-- STATED GOAL --
Repeat the lines below exactly as they appear, but leave out the images.

☆ ☆ ☆

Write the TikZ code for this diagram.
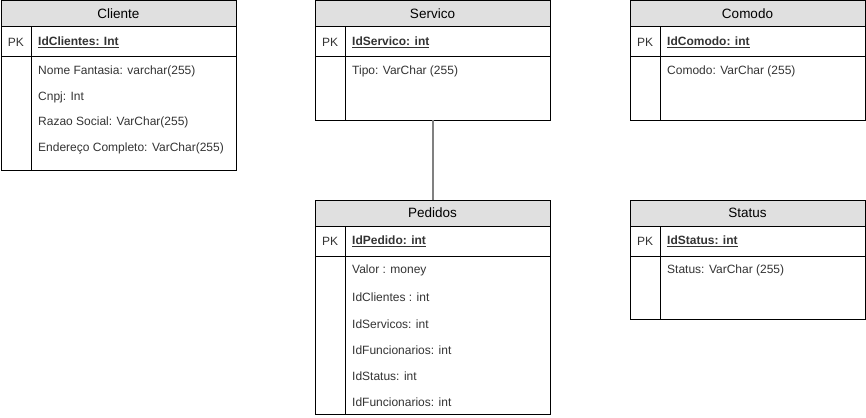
\documentclass[tikz,border=0pt]{standalone}
\usepackage{fontspec}
\setmainfont{Liberation Sans}
\definecolor{hdrgray}{HTML}{E0E0E0}
\definecolor{txtgray}{HTML}{333333}
\definecolor{linkgray}{HTML}{808080}
\tikzset{
  x=1pt, y=1pt,
  tblbox/.style={draw=black, line width=1pt, minimum width=235pt, inner sep=0pt, outer sep=0pt, anchor=north west},
  hdrbox/.style={draw=black, fill=hdrgray, line width=1pt, minimum width=235pt, minimum height=26pt, inner sep=0pt, outer sep=0pt, anchor=north west, font=\fontsize{13.5}{15}\selectfont},
  pktext/.style={inner sep=0pt, font=\fontsize{12}{14}\selectfont, text=txtgray},
  keytext/.style={inner sep=0pt, anchor=west, font=\fontsize{12}{14}\selectfont\bfseries, text=txtgray},
  fieldtext/.style={inner sep=0pt, anchor=west, font=\fontsize{12}{14}\selectfont, text=txtgray},
  rule/.style={draw=black, line width=1pt},
  link/.style={draw=linkgray, line width=2pt}
}
\newcommand{\ertable}[6]{% name, x, y(top, px), height, title, key
  \node[tblbox, minimum height=#4pt] (#1) at (#2,-#3) {};
  \node[hdrbox] (#1-h) at (#2,-#3) {#5};
  \draw[rule] ($(#1.north west)+(0,-56)$) -- ($(#1.north east)+(0,-56)$);
  \draw[rule] ($(#1-h.south west)+(30,0)$) -- ($(#1.south west)+(30,0)$);
  \node[pktext] (#1-pk) at ($(#1.north west)+(15,-41)$) {PK};
  \node[keytext] (#1-key) at ($(#1.north west)+(37,-41)$) {\underline{#6}};
}
\usetikzlibrary{calc}
\begin{document}
\begin{tikzpicture}
\useasboundingbox (0,0) rectangle (866,-417);
\ertable{cli}{1}{1}{169}{Cliente}{IdClientes: Int}
\node[fieldtext] (cli-f1) at ($(cli.north west)+(37,-70)$) {Nome Fantasia: varchar(255)};
\node[fieldtext] (cli-f2) at ($(cli.north west)+(37,-96)$) {Cnpj: Int};
\node[fieldtext] (cli-f3) at ($(cli.north west)+(37,-121)$) {Razao Social: VarChar(255)};
\node[fieldtext] (cli-f4) at ($(cli.north west)+(37,-147)$) {Endereço Completo: VarChar(255)};

\ertable{serv}{315}{1}{119}{Servico}{IdServico: int}
\node[fieldtext] (serv-f1) at ($(serv.north west)+(37,-70)$) {Tipo: VarChar (255)};

\ertable{com}{630}{1}{119}{Comodo}{IdComodo: int}
\node[fieldtext] (com-f1) at ($(com.north west)+(37,-70)$) {Comodo: VarChar (255)};

\ertable{ped}{315}{200}{214}{Pedidos}{IdPedido: int}
\node[fieldtext] (ped-f1) at ($(ped.north west)+(37,-70)$) {Valor : money};
\node[fieldtext] (ped-f2) at ($(ped.north west)+(37,-97)$) {IdClientes : int};
\node[fieldtext] (ped-f3) at ($(ped.north west)+(37,-124)$) {IdServicos: int};
\node[fieldtext] (ped-f4) at ($(ped.north west)+(37,-150)$) {IdFuncionarios: int};
\node[fieldtext] (ped-f5) at ($(ped.north west)+(37,-176)$) {IdStatus: int};
\node[fieldtext] (ped-f6) at ($(ped.north west)+(37,-202)$) {IdFuncionarios: int};

\ertable{sta}{630}{200}{119}{Status}{IdStatus: int}
\node[fieldtext] (sta-f1) at ($(sta.north west)+(37,-70)$) {Status: VarChar (255)};

\draw[link] (serv.south) -- (ped-h.north);
\end{tikzpicture}
\end{document}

☆ ☆ ☆

-- WORKED ANSWER --
Write the TikZ code for this diagram.
\documentclass[tikz,border=0pt]{standalone}
\usepackage{fontspec}
\setmainfont{Liberation Sans}
\definecolor{hdrgray}{HTML}{E0E0E0}
\definecolor{txtgray}{HTML}{333333}
\definecolor{linkgray}{HTML}{808080}
\tikzset{
  x=1pt, y=1pt,
  tblbox/.style={draw=black, line width=1pt, minimum width=235pt, inner sep=0pt, outer sep=0pt, anchor=north west},
  hdrbox/.style={draw=black, fill=hdrgray, line width=1pt, minimum width=235pt, minimum height=26pt, inner sep=0pt, outer sep=0pt, anchor=north west, font=\fontsize{13.5}{15}\selectfont},
  pktext/.style={inner sep=0pt, font=\fontsize{12}{14}\selectfont, text=txtgray},
  keytext/.style={inner sep=0pt, anchor=west, font=\fontsize{12}{14}\selectfont\bfseries, text=txtgray},
  fieldtext/.style={inner sep=0pt, anchor=west, font=\fontsize{12}{14}\selectfont, text=txtgray},
  rule/.style={draw=black, line width=1pt},
  link/.style={draw=linkgray, line width=2pt}
}
\newcommand{\ertable}[6]{% name, x, y(top, px), height, title, key
  \node[tblbox, minimum height=#4pt] (#1) at (#2,-#3) {};
  \node[hdrbox] (#1-h) at (#2,-#3) {#5};
  \draw[rule] ($(#1.north west)+(0,-56)$) -- ($(#1.north east)+(0,-56)$);
  \draw[rule] ($(#1-h.south west)+(30,0)$) -- ($(#1.south west)+(30,0)$);
  \node[pktext] (#1-pk) at ($(#1.north west)+(15,-41)$) {PK};
  \node[keytext] (#1-key) at ($(#1.north west)+(37,-41)$) {\underline{#6}};
}
\usetikzlibrary{calc}
\begin{document}
\begin{tikzpicture}
\useasboundingbox (0,0) rectangle (866,-417);
\ertable{cli}{1}{1}{169}{Cliente}{IdClientes: Int}
\node[fieldtext] (cli-f1) at ($(cli.north west)+(37,-70)$) {Nome Fantasia: varchar(255)};
\node[fieldtext] (cli-f2) at ($(cli.north west)+(37,-96)$) {Cnpj: Int};
\node[fieldtext] (cli-f3) at ($(cli.north west)+(37,-121)$) {Razao Social: VarChar(255)};
\node[fieldtext] (cli-f4) at ($(cli.north west)+(37,-147)$) {Endereço Completo: VarChar(255)};

\ertable{serv}{315}{1}{119}{Servico}{IdServico: int}
\node[fieldtext] (serv-f1) at ($(serv.north west)+(37,-70)$) {Tipo: VarChar (255)};

\ertable{com}{630}{1}{119}{Comodo}{IdComodo: int}
\node[fieldtext] (com-f1) at ($(com.north west)+(37,-70)$) {Comodo: VarChar (255)};

\ertable{ped}{315}{200}{214}{Pedidos}{IdPedido: int}
\node[fieldtext] (ped-f1) at ($(ped.north west)+(37,-70)$) {Valor : money};
\node[fieldtext] (ped-f2) at ($(ped.north west)+(37,-97)$) {IdClientes : int};
\node[fieldtext] (ped-f3) at ($(ped.north west)+(37,-124)$) {IdServicos: int};
\node[fieldtext] (ped-f4) at ($(ped.north west)+(37,-150)$) {IdFuncionarios: int};
\node[fieldtext] (ped-f5) at ($(ped.north west)+(37,-176)$) {IdStatus: int};
\node[fieldtext] (ped-f6) at ($(ped.north west)+(37,-202)$) {IdFuncionarios: int};

\ertable{sta}{630}{200}{119}{Status}{IdStatus: int}
\node[fieldtext] (sta-f1) at ($(sta.north west)+(37,-70)$) {Status: VarChar (255)};

\draw[link] (serv.south) -- (ped-h.north);
\end{tikzpicture}
\end{document}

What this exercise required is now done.